This is Ben Mezrich.
This is Ben Mezrich on Hollywood.
Any questions?
There should be.
Like about Ben's answer to this question:
tbc: You got the movie deal even after exposing Hollywood's tracking boards in your Wired piece?Actually, what he said in that piece were things like:
BM: That worked in a positive way. They like any kind of publicity. I didn't say anything people didn't already know: that Hollywood is a big game.
If the rumors are true, it means that the fix is in: major collusions between studios, arbitrary blackballing, a system that mocks any standard of fair play.
Opinions are one thing. But collusive behavior, or manipulative lies - like the pumping and dumping on an Internet stock board - these are more complicated issues. With no regulation, there's just no way to know how dirty the system really is.

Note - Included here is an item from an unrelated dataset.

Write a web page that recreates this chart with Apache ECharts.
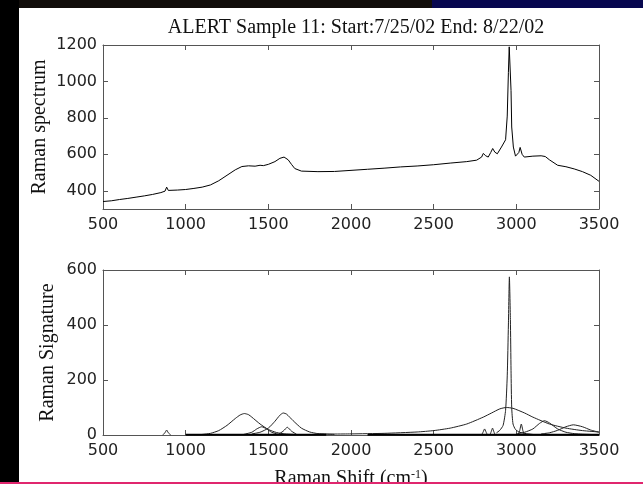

I've seen how the system works, and can no longer pretend that projects are considered purely on their own merits. I am an insider now, reeling from a week that started in Utah, passed through LA, and ended in Sin City. I'm not starstruck anymore. I'm angry.Guess schmooze, booze and flooze have a way of taking the edge off.
3 bleats:
My personal private very special opinion? He's being honest now, and he never was all that angry then. He just knew that anger was an attitude that would sell in Wired. Because techpeople like resenting the system. I mean, did anyone ever imagine that there was a standard of fair play in Hollywood? Sounds like something they'd tell you in East Mechanicsville Film School.
They like any kind of publicity.
Damn right they do. Which is why they let him on the inside of this thing in the first place. Didn't you catch that his first source (the one with oil-slick eyes) talked to him "as a favor to Brunetti"? Where do you think he heard those "rumours" about the boards in the first place, the rumours that "brought him to Utah"? The whole "expose" was bullshit. Like the man said, he didn't tell anyone anything they didn't already know: Hollywood is evil. And they're proud of it. Which is why they don't care if you know just how bad they are.
Anon (I or II?), nice to hear from you (again?). You and Matthew should visit often.
I think y'all may be right. This guy apparently wrote six (crappy) novels before turning to non-fiction. In other words, he looks to me like a story-teller at heart, not a reporter--somebody who would be willing to fudge facts (not to mention add extra sauce, e.g., moral outrage) for a ripping yarn.
Here's a (tiny) fact-fudge: Ben writes that he wrote an article called "Hacking Las Vegas" and the next thing he knows he's being approached to turn the article into a movie starring Kevin Spacey...but that article was adapted from his book Bringing Down the House, so surely triggerstreet.com was looking to option that. (Reminds me of Matt's point about playing to the dweeb's anger at "the system" that "excludes" him: Hey! Wired boy makes good! Maybe somebody will discover you! Keep checking your blog!)
So perhaps we can't take Mr. Mezrich as a "reliable narrator." Not that reporters or documentarians don't tell stories, but there's obviously a difference. (We call them by different names, don't we? QED.)